Francine portrays the longing of a sensitive soul seeking its Creator through obedience. The woman was not lusting to fulfill an insatiable physical desire. Just as the Bible clearly shows that Tamar was a faithful woman, a woman after God's heart, Francine also portrays her as a daringly faithful and risk-taking woman. The story is about Tamar's personal journey, but it is also about Judah's own life open before us and for us to learn our lessons. Francine's Tamar is not a reef or grass that is blown away by the wind. She truly is date palm, a delicious fruit beyond comaparison. She exercises her will despite all suffering, humiliation, and suppression.
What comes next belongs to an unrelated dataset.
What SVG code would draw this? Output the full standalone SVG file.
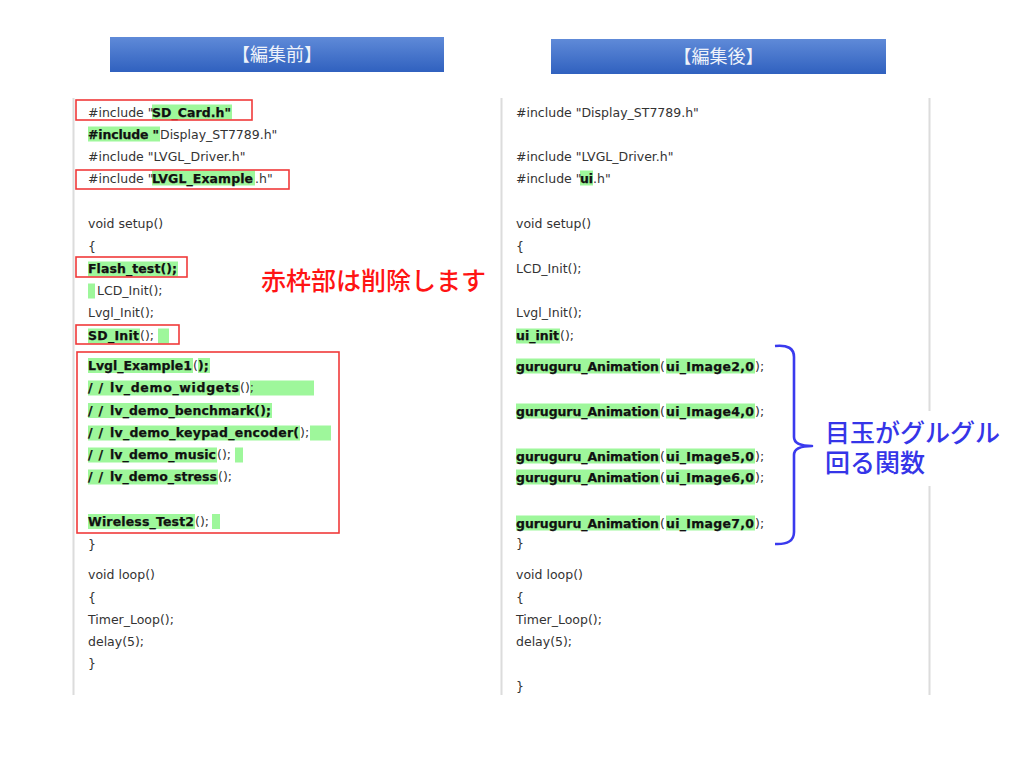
<svg xmlns="http://www.w3.org/2000/svg" width="1024" height="768" viewBox="0 0 1024 768">
<defs>
<linearGradient id="hdr" x1="0" y1="0" x2="0" y2="1">
<stop offset="0" stop-color="#5f8ad8"/>
<stop offset="1" stop-color="#3061bf"/>
</linearGradient>
</defs>
<style>
.c{font-family:"DejaVu Sans",Verdana,sans-serif;font-size:12.5px;fill:#333}
.b{font-family:"DejaVu Sans",Verdana,sans-serif;font-size:12.5px;font-weight:bold;fill:#111;stroke:#111;stroke-width:0.25}
.hl{fill:#9ef79b}
.rb{fill:none;stroke:#f03a3a;stroke-width:1.6}
.panel{stroke:#dcdcdc;stroke-width:2}
.hd{font-family:"Noto Sans CJK JP",sans-serif;font-size:18px;fill:#eef2fa;text-anchor:middle}
.red{font-family:"Noto Sans CJK JP",sans-serif;font-size:25px;font-weight:500;fill:#ff1414}
.blue{font-family:"Noto Sans CJK JP",sans-serif;font-size:25px;font-weight:500;fill:#3535e8}
</style>
<rect width="1024" height="768" fill="#fff"/>

<g id="panels">
<line class="panel" x1="73.5" y1="98" x2="73.5" y2="695"/>
<line class="panel" x1="501.5" y1="98" x2="501.5" y2="695"/>
<line class="panel" x1="929.5" y1="98" x2="929.5" y2="695"/>
</g>

<g id="header-before">
<rect x="110" y="37" width="334" height="35" fill="url(#hdr)"/>
<text class="hd" x="277" y="61">【編集前】</text>
</g>
<g id="header-after">
<rect x="551" y="39" width="335" height="35" fill="url(#hdr)"/>
<text class="hd" x="718.5" y="63">【編集後】</text>
</g>

<g id="highlights">
<rect class="hl" x="152" y="104.5" width="80" height="15"/>
<rect class="hl" x="88" y="126.5" width="72" height="15"/>
<rect class="hl" x="152" y="170.5" width="103" height="15"/>
<rect class="hl" x="88" y="261.5" width="90" height="15"/>
<rect class="hl" x="88" y="283.5" width="7" height="15"/>
<rect class="hl" x="88" y="328.5" width="52" height="15"/>
<rect class="hl" x="158" y="328.5" width="11" height="15"/>
<rect class="hl" x="88" y="358" width="105" height="15"/>
<rect class="hl" x="198" y="358" width="12" height="15"/>
<rect class="hl" x="88" y="380.5" width="152" height="15"/>
<rect class="hl" x="250" y="380.5" width="64" height="15"/>
<rect class="hl" x="88" y="403" width="184" height="15"/>
<rect class="hl" x="88" y="425.5" width="212" height="15"/>
<rect class="hl" x="310" y="425.5" width="21" height="15"/>
<rect class="hl" x="88" y="447.5" width="129" height="15"/>
<rect class="hl" x="235" y="447.5" width="8" height="15"/>
<rect class="hl" x="88" y="469.5" width="130" height="15"/>
<rect class="hl" x="88" y="514" width="107" height="15"/>
<rect class="hl" x="212" y="514" width="8" height="15"/>

<rect class="hl" x="580" y="170.5" width="13" height="15"/>
<rect class="hl" x="516" y="328.5" width="44" height="15"/>
<rect class="hl" x="516" y="358.5" width="144" height="15"/>
<rect class="hl" x="666" y="358.5" width="89" height="15"/>
<rect class="hl" x="516" y="403.5" width="144" height="15"/>
<rect class="hl" x="666" y="403.5" width="89" height="15"/>
<rect class="hl" x="516" y="448.5" width="144" height="15"/>
<rect class="hl" x="666" y="448.5" width="89" height="15"/>
<rect class="hl" x="516" y="469.5" width="144" height="15"/>
<rect class="hl" x="666" y="469.5" width="89" height="15"/>
<rect class="hl" x="516" y="515.5" width="144" height="15"/>
<rect class="hl" x="666" y="515.5" width="89" height="15"/>
</g>

<g id="code-before">
<text class="c" x="88" y="116.5">#include "</text><text class="b" x="152" y="116.5" textLength="79" lengthAdjust="spacing">SD_Card.h"</text>
<text class="b" x="88" y="138.5" textLength="71" lengthAdjust="spacing">#include "</text><text class="c" x="160" y="138.5">Display_ST7789.h"</text>
<text class="c" x="88" y="161">#include "LVGL_Driver.h"</text>
<text class="c" x="88" y="182.5">#include "</text><text class="b" x="152" y="182.5" textLength="101" lengthAdjust="spacing">LVGL_Example</text><text class="c" x="255" y="182.5">.h"</text>
<text class="c" x="88" y="228">void setup()</text>
<text class="c" x="88" y="251">{</text>
<text class="b" x="88" y="273" textLength="89" lengthAdjust="spacing">Flash_test();</text>
<text class="c" x="97" y="295">LCD_Init();</text>
<text class="c" x="88" y="317">Lvgl_Init();</text>
<text class="b" x="88" y="340" textLength="51" lengthAdjust="spacing">SD_Init</text><text class="c" x="140" y="340">();</text>
<text class="b" x="88" y="370" textLength="104" lengthAdjust="spacing">Lvgl_Example1</text><text class="c" x="193" y="370">(</text><text class="b" x="198" y="370">);</text>
<text class="b" x="88" y="392" textLength="15" lengthAdjust="spacing">//</text><text class="b" x="110" y="392" textLength="129" lengthAdjust="spacing">lv_demo_widgets</text><text class="c" x="240" y="392">();</text>
<text class="b" x="88" y="414.5" textLength="15" lengthAdjust="spacing">//</text><text class="b" x="110" y="414.5" textLength="161" lengthAdjust="spacing">lv_demo_benchmark();</text>
<text class="b" x="88" y="437" textLength="15" lengthAdjust="spacing">//</text><text class="b" x="110" y="437" textLength="189" lengthAdjust="spacing">lv_demo_keypad_encoder(</text><text class="c" x="300" y="437">);</text>
<text class="b" x="88" y="459" textLength="15" lengthAdjust="spacing">//</text><text class="b" x="110" y="459" textLength="106" lengthAdjust="spacing">lv_demo_music</text><text class="c" x="217" y="459">();</text>
<text class="b" x="88" y="481" textLength="15" lengthAdjust="spacing">//</text><text class="b" x="110" y="481" textLength="107" lengthAdjust="spacing">lv_demo_stress</text><text class="c" x="218" y="481">();</text>
<text class="b" x="88" y="525.5" textLength="106" lengthAdjust="spacing">Wireless_Test2</text><text class="c" x="195" y="525.5">();</text>
<text class="c" x="88" y="549">}</text>
<text class="c" x="88" y="578.5">void loop()</text>
<text class="c" x="88" y="602">{</text>
<text class="c" x="88" y="623.5">Timer_Loop();</text>
<text class="c" x="88" y="646">delay(5);</text>
<text class="c" x="88" y="667.5">}</text>
</g>

<g id="red-boxes">
<rect class="rb" x="76" y="100" width="176" height="20"/>
<rect class="rb" x="76" y="170" width="213" height="19"/>
<rect class="rb" x="76" y="257" width="111" height="20"/>
<rect class="rb" x="76" y="325" width="103" height="19"/>
<rect class="rb" x="77" y="352" width="262" height="181"/>
</g>

<g id="note-delete">
<text class="red" x="261" y="289.5">赤枠部は削除します</text>
</g>

<g id="code-after">
<text class="c" x="516" y="116.5">#include "Display_ST7789.h"</text>
<text class="c" x="516" y="161">#include "LVGL_Driver.h"</text>
<text class="c" x="516" y="182.5">#include "</text><text class="b" x="580" y="182.5" textLength="13" lengthAdjust="spacing">ui</text><text class="c" x="593" y="182.5">.h"</text>
<text class="c" x="516" y="228">void setup()</text>
<text class="c" x="516" y="251">{</text>
<text class="c" x="516" y="273">LCD_Init();</text>
<text class="c" x="516" y="317">Lvgl_Init();</text>
<text class="b" x="516" y="340" textLength="43" lengthAdjust="spacing">ui_init</text><text class="c" x="560" y="340">();</text>
<text class="b" x="516" y="370.5" textLength="143" lengthAdjust="spacing">guruguru_Animation</text><text class="c" x="660" y="370.5">(</text><text class="b" x="666" y="370.5" textLength="88" lengthAdjust="spacing">ui_Image2,0</text><text class="c" x="755" y="370.5">);</text>
<text class="b" x="516" y="415.5" textLength="143" lengthAdjust="spacing">guruguru_Animation</text><text class="c" x="660" y="415.5">(</text><text class="b" x="666" y="415.5" textLength="88" lengthAdjust="spacing">ui_Image4,0</text><text class="c" x="755" y="415.5">);</text>
<text class="b" x="516" y="460.5" textLength="143" lengthAdjust="spacing">guruguru_Animation</text><text class="c" x="660" y="460.5">(</text><text class="b" x="666" y="460.5" textLength="88" lengthAdjust="spacing">ui_Image5,0</text><text class="c" x="755" y="460.5">);</text>
<text class="b" x="516" y="481.5" textLength="143" lengthAdjust="spacing">guruguru_Animation</text><text class="c" x="660" y="481.5">(</text><text class="b" x="666" y="481.5" textLength="88" lengthAdjust="spacing">ui_Image6,0</text><text class="c" x="755" y="481.5">);</text>
<text class="b" x="516" y="527.5" textLength="143" lengthAdjust="spacing">guruguru_Animation</text><text class="c" x="660" y="527.5">(</text><text class="b" x="666" y="527.5" textLength="88" lengthAdjust="spacing">ui_Image7,0</text><text class="c" x="755" y="527.5">);</text>
<text class="c" x="516" y="548">}</text>
<text class="c" x="516" y="578.5">void loop()</text>
<text class="c" x="516" y="602">{</text>
<text class="c" x="516" y="623.5">Timer_Loop();</text>
<text class="c" x="516" y="645.5">delay(5);</text>
<text class="c" x="516" y="691">}</text>
</g>

<g id="brace">
<path d="M775,346 Q794,344 794,357 L794,437 Q794,446 812,446 Q794,446 794,455 L794,532 Q794,545 775,544" fill="none" stroke="#3a3aee" stroke-width="2.6" stroke-linejoin="round"/>
</g>

<g id="note-function">
<rect x="815" y="411" width="190" height="75" fill="#fff"/>
<text class="blue"><tspan x="825" y="442">目玉がグルグル</tspan><tspan x="825" y="472">回る関数</tspan></text>
</g>
</svg>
The language used is subtle and suggestive, never sensuous. Francine instills in us a faith and commitment to the Lord through her portrait of Tamar. In the hands of a tinkering author, the story would have become sensuous, but, in the hands of an anointed story-teller, Tamar shines all through, and we see why she is mentioned in the lineage of Jesus. Her ethnicity is no barrier for her to seek true God and be blessed by Him. Her faith and obedience and her soul seeking to know true God becomes the basis for our salvation.

Francine Rivers. Unveiled. Tamar. Tyndale House Publishers, Inc., Wheaton, Illinois. 2000.